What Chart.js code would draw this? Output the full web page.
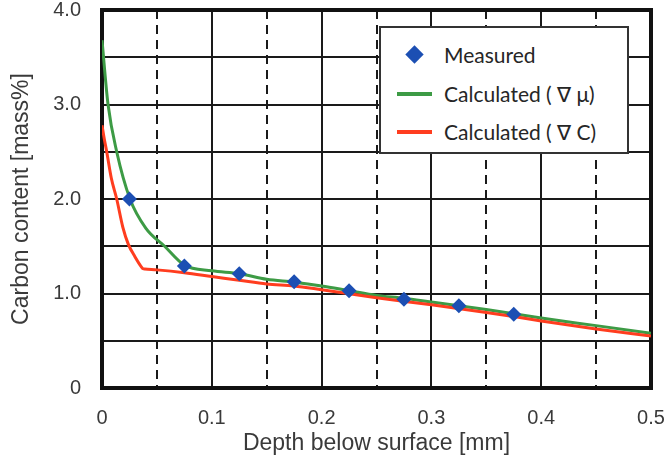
<!DOCTYPE html>
<html>
<head>
<meta charset="utf-8">
<script src="https://cdn.jsdelivr.net/npm/chart.js@4.4.1/dist/chart.umd.min.js"></script>
<style>
  html, body { margin: 0; padding: 0; background: #fff; }
  #wrap { position: relative; width: 669px; height: 469px; }
  #legend {
    position: absolute; left: 379px; top: 26px; width: 246px; height: 124px;
    border: 2px solid #333; background: #fff; box-sizing: content-box;
    font-family: Lato, "Open Sans", sans-serif; font-size: 21px; color: #262626;
  }
  .row { position: absolute; left: 0; height: 30px; display: flex; align-items: center; }
  .sym { position: absolute; left: 16px; width: 36px; height: 30px; }
  .txt { position: absolute; left: 63px; white-space: nowrap; line-height: 30px; }
</style>
</head>
<body>
<div id="wrap">
  <canvas id="c" width="669" height="469"></canvas>
  <div id="legend"></div>
</div>
<script>
// ---- data ----
const measuredDepth  = [0.025, 0.075, 0.125, 0.175, 0.225, 0.275, 0.325, 0.375];
const measuredCarbon = [2.00, 1.29, 1.21, 1.125, 1.03, 0.94, 0.87, 0.78];

const muDepth  = [0, 0.0055, 0.0134, 0.0255, 0.04, 0.057, 0.075, 0.1, 0.125, 0.15, 0.175, 0.2, 0.225, 0.25, 0.275, 0.3, 0.35, 0.4, 0.45, 0.5];
const muCarbon = [3.68, 3.0, 2.5, 2.0, 1.69, 1.5, 1.30, 1.24, 1.21, 1.15, 1.12, 1.08, 1.03, 0.98, 0.95, 0.91, 0.83, 0.74, 0.66, 0.58];

const cDepth  = [0, 0.002, 0.0043, 0.0085, 0.0134, 0.019, 0.024, 0.030, 0.036, 0.0375, 0.039, 0.05, 0.075, 0.1, 0.125, 0.15, 0.175, 0.2, 0.25, 0.3, 0.35, 0.4, 0.45, 0.5];
const cCarbon = [2.78, 2.64, 2.5, 2.22, 2.0, 1.70, 1.52, 1.39, 1.28, 1.262, 1.259, 1.25, 1.22, 1.18, 1.14, 1.10, 1.08, 1.04, 0.955, 0.88, 0.80, 0.71, 0.625, 0.55];

const seriesLabels = ['Measured', 'Calculated ( \u2207 \u03bc)', 'Calculated ( \u2207 C)'];
const xTickLabels = ['0', '0.1', '0.2', '0.3', '0.4', '0.5'];
const yTickLabels = ['0', '1.0', '2.0', '3.0', '4.0'];

const colMeasured = '#1c4fb3';
const colMu = '#3d9b45';
const colC = '#ff3d1f';

const toXY = (xs, ys) => xs.map((x, i) => ({ x: x, y: ys[i] }));

const isMajorX = v => Math.round(v * 100) % 10 === 0;

const zeroPad = (scale) => {
  scale.paddingLeft = 0; scale.paddingRight = 0;
  scale.paddingTop = 0; scale.paddingBottom = 0;
};

const framePlugin = {
  id: 'frame',
  beforeDatasetsDraw(chart) {
    const { ctx, chartArea: a } = chart;
    ctx.save();
    ctx.strokeStyle = '#111';
    ctx.lineWidth = 4;
    ctx.strokeRect(a.left, a.top, a.right - a.left, a.bottom - a.top);
    ctx.restore();
  }
};

const chart = new Chart(document.getElementById('c'), {
  type: 'scatter',
  data: {
    datasets: [
      {
        label: seriesLabels[0], data: toXY(measuredDepth, measuredCarbon),
        pointStyle: 'rectRot', pointRadius: 7.5, pointBackgroundColor: colMeasured,
        pointBorderColor: colMeasured, pointBorderWidth: 0, showLine: false, order: 0
      },
      {
        label: seriesLabels[1], data: toXY(muDepth, muCarbon), showLine: true,
        borderColor: colMu, borderWidth: 3, pointRadius: 0, cubicInterpolationMode: 'monotone', order: 2
      },
      {
        label: seriesLabels[2], data: toXY(cDepth, cCarbon), showLine: true,
        borderColor: colC, borderWidth: 3, pointRadius: 0, cubicInterpolationMode: 'monotone', order: 1
      }
    ]
  },
  options: {
    responsive: false,
    animation: false,
    devicePixelRatio: 1,
    layout: { padding: { top: 10, right: 18, left: 0, bottom: 0 } },
    plugins: { legend: { display: false }, tooltip: { enabled: false } },
    scales: {
      x: {
        type: 'linear', min: 0, max: 0.5,
        afterBuildTicks(scale) {
          scale.ticks = [];
          for (let i = 0; i <= 10; i++) scale.ticks.push({ value: i * 0.05 });
        },
        afterFit(scale) { scale.height = 81; zeroPad(scale); },
        ticks: {
          autoSkip: false, maxRotation: 0, padding: 18, color: '#3a3a3a',
          font: { family: '"Liberation Sans", Arial, sans-serif', size: 20 },
          callback: (v) => isMajorX(v) ? xTickLabels[Math.round(v * 10)] : ''
        },
        grid: { color: '#1a1a1a', lineWidth: 2, drawTicks: false },
        border: {
          display: false,
          dash: (ctx) => (ctx.tick && !isMajorX(ctx.tick.value)) ? [9, 6] : []
        },
        title: {
          display: true, text: 'Depth below surface [mm]', color: '#3a3a3a',
          font: { family: '"Liberation Sans", Arial, sans-serif', size: 23 },
          padding: { top: 0, bottom: 12 }
        }
      },
      y: {
        type: 'linear', min: 0, max: 4,
        ticks: {
          stepSize: 0.5, padding: 21, color: '#3a3a3a',
          font: { family: '"Liberation Sans", Arial, sans-serif', size: 20, lineHeight: 1 },
          callback: (v) => (Math.round(v * 10) % 10 === 0) ? yTickLabels[Math.round(v)] : ''
        },
        afterFit(scale) { scale.width = 102; zeroPad(scale); },
        grid: { color: '#1a1a1a', lineWidth: 2, drawTicks: false },
        border: { display: false },
        title: {
          display: true, text: 'Carbon content [mass%]', color: '#3a3a3a',
          font: { family: '"Liberation Sans", Arial, sans-serif', size: 23 },
          padding: { top: 8, bottom: 0 }
        }
      }
    }
  },
  plugins: [framePlugin]
});

// ---- HTML legend built from the datasets ----
const legend = document.getElementById('legend');
const rowTops = [12, 51, 89];
chart.data.datasets.forEach((ds, i) => {
  const row = document.createElement('div');
  row.className = 'row';
  row.style.top = rowTops[i] + 'px';
  const sym = document.createElement('div');
  sym.className = 'sym';
  if (i === 0) {
    const d = document.createElement('div');
    d.style.cssText = 'position:absolute;left:11px;top:8px;width:13px;height:13px;transform:rotate(45deg);background:' + ds.pointBackgroundColor;
    sym.appendChild(d);
  } else {
    const l = document.createElement('div');
    l.style.cssText = 'position:absolute;left:0;top:13px;width:35px;height:4px;background:' + ds.borderColor;
    sym.appendChild(l);
  }
  const t = document.createElement('div');
  t.className = 'txt';
  t.textContent = ds.label;
  row.appendChild(sym);
  row.appendChild(t);
  legend.appendChild(row);
});
</script>
</body>
</html>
-----
# Given request:
Reproduce all of the material above word for word. Omit the pictures.

# Task result:
What Chart.js code would draw this? Output the full web page.
<!DOCTYPE html>
<html>
<head>
<meta charset="utf-8">
<script src="https://cdn.jsdelivr.net/npm/chart.js@4.4.1/dist/chart.umd.min.js"></script>
<style>
  html, body { margin: 0; padding: 0; background: #fff; }
  #wrap { position: relative; width: 669px; height: 469px; }
  #legend {
    position: absolute; left: 379px; top: 26px; width: 246px; height: 124px;
    border: 2px solid #333; background: #fff; box-sizing: content-box;
    font-family: Lato, "Open Sans", sans-serif; font-size: 21px; color: #262626;
  }
  .row { position: absolute; left: 0; height: 30px; display: flex; align-items: center; }
  .sym { position: absolute; left: 16px; width: 36px; height: 30px; }
  .txt { position: absolute; left: 63px; white-space: nowrap; line-height: 30px; }
</style>
</head>
<body>
<div id="wrap">
  <canvas id="c" width="669" height="469"></canvas>
  <div id="legend"></div>
</div>
<script>
// ---- data ----
const measuredDepth  = [0.025, 0.075, 0.125, 0.175, 0.225, 0.275, 0.325, 0.375];
const measuredCarbon = [2.00, 1.29, 1.21, 1.125, 1.03, 0.94, 0.87, 0.78];

const muDepth  = [0, 0.0055, 0.0134, 0.0255, 0.04, 0.057, 0.075, 0.1, 0.125, 0.15, 0.175, 0.2, 0.225, 0.25, 0.275, 0.3, 0.35, 0.4, 0.45, 0.5];
const muCarbon = [3.68, 3.0, 2.5, 2.0, 1.69, 1.5, 1.30, 1.24, 1.21, 1.15, 1.12, 1.08, 1.03, 0.98, 0.95, 0.91, 0.83, 0.74, 0.66, 0.58];

const cDepth  = [0, 0.002, 0.0043, 0.0085, 0.0134, 0.019, 0.024, 0.030, 0.036, 0.0375, 0.039, 0.05, 0.075, 0.1, 0.125, 0.15, 0.175, 0.2, 0.25, 0.3, 0.35, 0.4, 0.45, 0.5];
const cCarbon = [2.78, 2.64, 2.5, 2.22, 2.0, 1.70, 1.52, 1.39, 1.28, 1.262, 1.259, 1.25, 1.22, 1.18, 1.14, 1.10, 1.08, 1.04, 0.955, 0.88, 0.80, 0.71, 0.625, 0.55];

const seriesLabels = ['Measured', 'Calculated ( \u2207 \u03bc)', 'Calculated ( \u2207 C)'];
const xTickLabels = ['0', '0.1', '0.2', '0.3', '0.4', '0.5'];
const yTickLabels = ['0', '1.0', '2.0', '3.0', '4.0'];

const colMeasured = '#1c4fb3';
const colMu = '#3d9b45';
const colC = '#ff3d1f';

const toXY = (xs, ys) => xs.map((x, i) => ({ x: x, y: ys[i] }));

const isMajorX = v => Math.round(v * 100) % 10 === 0;

const zeroPad = (scale) => {
  scale.paddingLeft = 0; scale.paddingRight = 0;
  scale.paddingTop = 0; scale.paddingBottom = 0;
};

const framePlugin = {
  id: 'frame',
  beforeDatasetsDraw(chart) {
    const { ctx, chartArea: a } = chart;
    ctx.save();
    ctx.strokeStyle = '#111';
    ctx.lineWidth = 4;
    ctx.strokeRect(a.left, a.top, a.right - a.left, a.bottom - a.top);
    ctx.restore();
  }
};

const chart = new Chart(document.getElementById('c'), {
  type: 'scatter',
  data: {
    datasets: [
      {
        label: seriesLabels[0], data: toXY(measuredDepth, measuredCarbon),
        pointStyle: 'rectRot', pointRadius: 7.5, pointBackgroundColor: colMeasured,
        pointBorderColor: colMeasured, pointBorderWidth: 0, showLine: false, order: 0
      },
      {
        label: seriesLabels[1], data: toXY(muDepth, muCarbon), showLine: true,
        borderColor: colMu, borderWidth: 3, pointRadius: 0, cubicInterpolationMode: 'monotone', order: 2
      },
      {
        label: seriesLabels[2], data: toXY(cDepth, cCarbon), showLine: true,
        borderColor: colC, borderWidth: 3, pointRadius: 0, cubicInterpolationMode: 'monotone', order: 1
      }
    ]
  },
  options: {
    responsive: false,
    animation: false,
    devicePixelRatio: 1,
    layout: { padding: { top: 10, right: 18, left: 0, bottom: 0 } },
    plugins: { legend: { display: false }, tooltip: { enabled: false } },
    scales: {
      x: {
        type: 'linear', min: 0, max: 0.5,
        afterBuildTicks(scale) {
          scale.ticks = [];
          for (let i = 0; i <= 10; i++) scale.ticks.push({ value: i * 0.05 });
        },
        afterFit(scale) { scale.height = 81; zeroPad(scale); },
        ticks: {
          autoSkip: false, maxRotation: 0, padding: 18, color: '#3a3a3a',
          font: { family: '"Liberation Sans", Arial, sans-serif', size: 20 },
          callback: (v) => isMajorX(v) ? xTickLabels[Math.round(v * 10)] : ''
        },
        grid: { color: '#1a1a1a', lineWidth: 2, drawTicks: false },
        border: {
          display: false,
          dash: (ctx) => (ctx.tick && !isMajorX(ctx.tick.value)) ? [9, 6] : []
        },
        title: {
          display: true, text: 'Depth below surface [mm]', color: '#3a3a3a',
          font: { family: '"Liberation Sans", Arial, sans-serif', size: 23 },
          padding: { top: 0, bottom: 12 }
        }
      },
      y: {
        type: 'linear', min: 0, max: 4,
        ticks: {
          stepSize: 0.5, padding: 21, color: '#3a3a3a',
          font: { family: '"Liberation Sans", Arial, sans-serif', size: 20, lineHeight: 1 },
          callback: (v) => (Math.round(v * 10) % 10 === 0) ? yTickLabels[Math.round(v)] : ''
        },
        afterFit(scale) { scale.width = 102; zeroPad(scale); },
        grid: { color: '#1a1a1a', lineWidth: 2, drawTicks: false },
        border: { display: false },
        title: {
          display: true, text: 'Carbon content [mass%]', color: '#3a3a3a',
          font: { family: '"Liberation Sans", Arial, sans-serif', size: 23 },
          padding: { top: 8, bottom: 0 }
        }
      }
    }
  },
  plugins: [framePlugin]
});

// ---- HTML legend built from the datasets ----
const legend = document.getElementById('legend');
const rowTops = [12, 51, 89];
chart.data.datasets.forEach((ds, i) => {
  const row = document.createElement('div');
  row.className = 'row';
  row.style.top = rowTops[i] + 'px';
  const sym = document.createElement('div');
  sym.className = 'sym';
  if (i === 0) {
    const d = document.createElement('div');
    d.style.cssText = 'position:absolute;left:11px;top:8px;width:13px;height:13px;transform:rotate(45deg);background:' + ds.pointBackgroundColor;
    sym.appendChild(d);
  } else {
    const l = document.createElement('div');
    l.style.cssText = 'position:absolute;left:0;top:13px;width:35px;height:4px;background:' + ds.borderColor;
    sym.appendChild(l);
  }
  const t = document.createElement('div');
  t.className = 'txt';
  t.textContent = ds.label;
  row.appendChild(sym);
  row.appendChild(t);
  legend.appendChild(row);
});
</script>
</body>
</html>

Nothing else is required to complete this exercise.